I’m still very bullish that creation will always include the human in the loop. The exact shape of that loop will keep evolving, just like it has with self-driving cars. But I think it will still be there.

And some people also love the feeling of direct creation. There are people who love driving a Porsche because they feel the road, they feel the turn, they know when to downshift, when to press the accelerator, when the tires regain traction. Developers feel something similar when they’re building something and really connected to the flow of it.

We want that feeling to remain part of the ceiling – part of what people can still do and enjoy.

Books, Physics, and Agatha Christie

Ksenia:
That’s very inspiring. My last question is always about a book.
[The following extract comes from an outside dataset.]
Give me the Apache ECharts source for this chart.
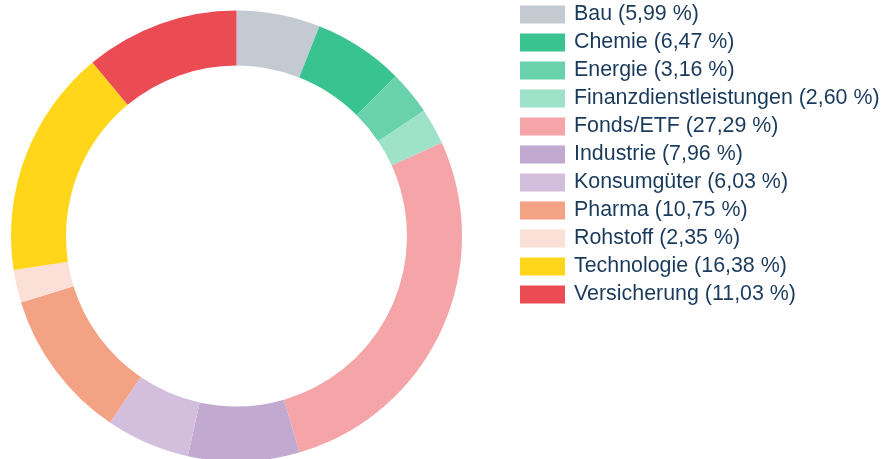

What book influenced you? It can be from your childhood or more recent.

Mario:
I don’t know if it’s one single book.

I’ve read basically every Agatha Christie book – including the shorter ones. So if there’s an author who really inspired me, it would probably be her. I was very into mystery.

To answer your question a little differently: physics has also been very influential in my life. My father studied physics, and that shaped me a lot. I studied electrical engineering, and if I weren’t doing this, I’d probably be designing circuits. I really love that side of engineering too.

So for recreation: Agatha Christie. For shaping my career and how I think: physics.

Ksenia:
You like solving mysteries.

Mario:
There you go. That’s true. I hadn’t thought of it that way.

Ksenia:
Physics and Agatha Christie. I’ll use that somewhere else.

Well, thank you so much. It was a pleasure.

Mario:
Thank you as well. Thanks for having me.

This interview has been edited and condensed for clarity.

FAQ

Who is Mario Rodriguez?

Mario Rodriguez is Chief Product Officer at GitHub, where he works on GitHub’s product direction across developers, Copilot, collaboration, and agentic software workflows.

What changed for GitHub when AI coding agents improved?

Rodriguez says late 2025 marked a capability jump: developers could begin macro-delegating work to agents and micro-steering only when needed. That increased activity across commits, pull requests, Actions, and security scans.

What is macro-delegation in AI coding?

Macro-delegation means giving an AI agent a larger task and letting it work more autonomously, while the developer reviews, steers, and improves the result rather than correcting every small step.

What is AX, or agent experience?

AX means agent experience: interfaces where humans and agents collaborate bidirectionally. The user can guide the agent through UI, and the agent can read, use, and affect the interface.

Will AI agents replace developers?

Rodriguez argues that humans remain central. GitHub called it Copilot, not pilot, because the goal is human-agent collaboration, with people still shaping intent, quality, judgment, and production readiness.